Things to Come - Dizzy Gillespie

  • 17 years ago
Here in 1968 we see Dizzy leading his big band and playing a magnificent trumpet solo. There are also solos by pianist Mike Longo and tenor saxophonist Paul Jeffrey.
Dizzy, his band and the arrangements certainly make this into a totally original and fresh sound.
"Dizzy" Gillespie (1917 -- 1993) He was an African-American, Bahá'í jazz trumpeter, bandleader, singer, and composer. Gillespie, with Charlie Parker, was a major figure in the development of bebop and modern jazz.

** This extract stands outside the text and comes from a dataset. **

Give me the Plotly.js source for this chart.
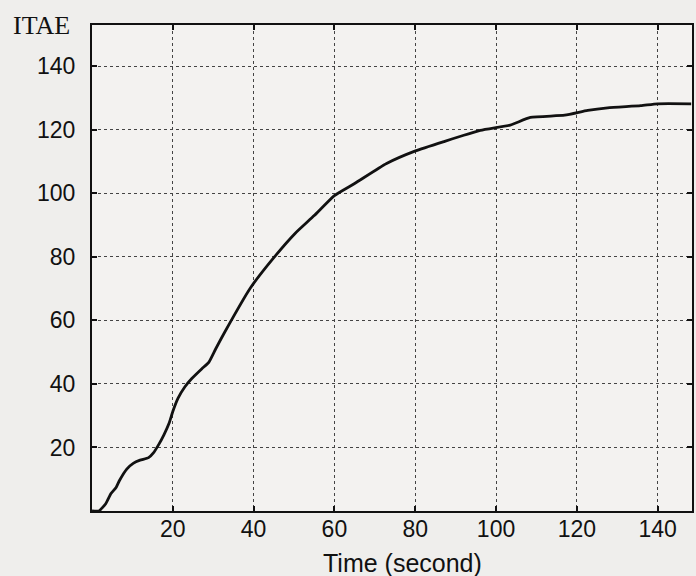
<!DOCTYPE html>
<html>
<head>
<meta charset="utf-8">
<script src="https://cdn.plot.ly/plotly-3.0.1.min.js"></script>
<style>html,body{margin:0;padding:0;background:#efeeec;}</style>
</head>
<body>
<div id="chart" style="width:696px;height:576px;"></div>
<script>
// Data
var timeSec = [0, 1.7, 3.4, 4.7, 6.0, 6.8, 8.6, 10.2, 11.9, 14.0, 15.2, 16.5, 17.8, 19.1, 20.0, 21.3, 23.0, 24.7, 27.2, 28.9, 30.6, 32.8, 39.2, 45.1, 50.2, 55.0, 60.0, 65.0, 72.9, 79.9, 87.1, 96.1, 103.5, 108.5, 117.0, 122.7, 127.6, 135.8, 140.0, 148.3];
var itae    = [0, 0, 2.3, 5.5, 7.5, 9.6, 13.2, 15.0, 16.0, 16.8, 18.3, 20.9, 24.0, 27.7, 31.3, 35.5, 39.1, 41.7, 44.8, 46.8, 51.0, 56.2, 70.2, 79.9, 87.3, 93.0, 99.3, 103.1, 109.4, 113.3, 116.3, 119.8, 121.5, 123.9, 124.6, 126.1, 126.9, 127.6, 128.2, 128.2];
var xTicks = [20, 40, 60, 80, 100, 120, 140];
var yTicks = [20, 40, 60, 80, 100, 120, 140];

var trace = {
  x: timeSec, y: itae, type: 'scatter', mode: 'lines',
  line: {color: '#111', width: 2.8, shape: 'spline', smoothing: 0.5},
  hoverinfo: 'skip'
};

var axisCommon = {
  showline: true, linecolor: '#111', linewidth: 2, mirror: 'allticks',
  ticks: 'inside', ticklen: 5, tickwidth: 2, tickcolor: '#111',
  showgrid: true, gridcolor: '#444', gridwidth: 1, griddash: 'dot',
  zeroline: false,
  tickfont: {family: 'Liberation Sans, Arial, sans-serif', size: 23, color: '#111'}
};

var layout = {
  width: 696, height: 576,
  paper_bgcolor: '#efeeec', plot_bgcolor: '#f3f2f0',
  margin: {l: 92, r: 4, t: 25, b: 65},
  showlegend: false,
  xaxis: Object.assign({}, axisCommon, {
    range: [0, 148.5], tickvals: xTicks, ticktext: xTicks.map(String),
    ticklabelstandoff: -4
  }),
  yaxis: Object.assign({}, axisCommon, {
    range: [0, 153], tickvals: yTicks, ticktext: yTicks.map(String),
    ticklabelstandoff: 10
  }),
  annotations: [{
    text: 'ITAE', xref: 'paper', yref: 'paper', x: -0.135, y: 1.0,
    xanchor: 'left', yanchor: 'middle', showarrow: false,
    font: {family: 'Liberation Serif, Times New Roman, serif', size: 26, color: '#111'}
  }, {
    text: 'Time (second)', xref: 'paper', yref: 'paper', x: (402 - 92) / 600, y: -0.107,
    xanchor: 'center', yanchor: 'middle', showarrow: false,
    font: {family: 'Liberation Sans, Arial, sans-serif', size: 25, color: '#111'}
  }]
};

Plotly.newPlot('chart', [trace], layout, {displayModeBar: false, staticPlot: true});
</script>
</body>
</html>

In addition to featuring in these epochal moments in jazz, he was instrumental in founding Afro-Cuban jazz, the modern jazz version of the "Spanish Tinge". Gillespie was a trumpet virtuoso and gifted improviser, building on the virtuoso style of Roy Eldridge but adding layers of harmonic complexity previously unknown in jazz. In addition to his instrumental skills, Dizzy's beret and horn-rimmed spectacles, his scat singing, his bent horn and pouched cheeks, and his light-hearted personality were essential in popularizing bebop, which was originally regarded as threatening and frightening music by many listeners raised on older styles of jazz. He had an enormous impact on virtually every subsequent trumpeter, both by the example of his playing and as a mentor to younger musicians.
He also used a trumpet whose bell was bent at a 45 degree angle rather than a traditional straight trumpet. This was originally the result of accidental damage, but the constriction caused by the bending altered the tone of the instrument, and Gillespie liked the effect.